If Morales still was alive, he would have faced renewed Chinese onslaughts the night of Nov. 2, after U.S. planes left the area. The Chinese unleashed heavy mortars, then six infantry attacks. Americans set their own vehicles afire with bazookas and killed hundreds of Chinese silhouetted in the light.
The next day, untroubled by air attacks, the Chinese kept the Americans pinned down all day and staged several more raids that night.
By dawn Nov. 4, American survivors decided to try a breakout. “We literally crawled over Chinese bodies, a carpet of them, for almost 100 yards,” recalled Walter Mayo of McLean, Va., a retired colonel who was then a first lieutenant.
“A lot of guys got killed coming out of the perimeter,” said Robert McGreevey of Cumberland, Md. “There were guys falling everywhere. We were zigzagging every which way. It was utter chaos.”
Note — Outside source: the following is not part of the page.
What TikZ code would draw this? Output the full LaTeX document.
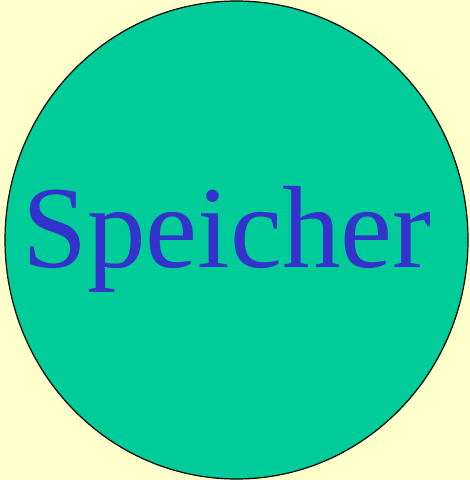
\documentclass[tikz,border=0pt]{standalone}
\usepackage{fontspec}
\setmainfont{Liberation Serif}
\definecolor{bgyellow}{RGB}{255,255,204}
\definecolor{ovalgreen}{RGB}{0,204,153}
\definecolor{textblue}{RGB}{51,51,204}
\tikzset{
  store/.style={draw=black, line width=1.2pt, fill=ovalgreen},
  label/.style={text=textblue, font=\fontsize{117}{127}\selectfont, inner sep=0pt}
}
\begin{document}
\begin{tikzpicture}[x=1pt,y=1pt]
\fill[bgyellow] (0,0) rectangle (470,480);
\useasboundingbox (0,0) rectangle (470,480);
\draw[store] (236.5,240) ellipse [x radius=231.5, y radius=239];
\node[label, anchor=base] (speicher) at (227,212) {Speicher};
\end{tikzpicture}
\end{document}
Some managed to escape through an open field, but two days later, many of these were killed, wounded or, like Mayo and McGreevey, captured by Chinese troops about 10 miles to the south.
Morales probably never got that far, judging from where his remains were found years later. There’s also no indication he was taken prisoner.
A 1st Cavalry history says 1,481 of its soldiers were killed, wounded or missing at Unsan. The 8th Regiment lost more than 1,000, mostly in the 3rd Battalion, said historian Edward Drea of the Army’s Center for Military History in Washington.
In New York City, Minerva Morales got no more letters--only a Pentagon telegram regretfully informing her that Frank M. Morales was missing in action in Unsan, North Korea.
The Chinese drove the U.N. forces back across the 38th Parallel. After 2 1/2 years of stalemate, a truce was signed; the war never officially ended.
Both sides repatriated prisoners and remains. North Korea returned more than 1,900 sets of remains through 1954. Morales’ wasn’t among them.
On Dec. 31, 1953, Morales--promoted posthumously from corporal to sergeant--was officially declared dead, one of 33,629 Americans to die in combat in the Korean War. He was awarded a Purple Heart, sent to his widow. “For military merit,” it says.
In May, 1990, lacking diplomatic relations but troubled by economic problems, Pyongyang made an overture to the United States. It returned five sets of what it said were U.S. soldiers’ remains.
Eight more times, the Koreans would return remains to U.S. officials at Panmunjom, the strange little village in the demilitarized zone between the Koreas. In all, 194 sets of remains have been returned, though none since last Dec. 21, as tensions escalate over allegations that Pyongyang is developing nuclear weapons.
On Nov. 30, 1993, North Korea handed over 33 sets of remains, including what turned out to be Morales’.
“When they called me on the phone and said, ‘I’ve got news about your husband'--oh, my God, I thought they were joking,” Mrs. Morales said. “Now everything has come back again. It’s very, very hard.”
Tears welled in her eyes. “Forty years, and now--it’s such a shock.”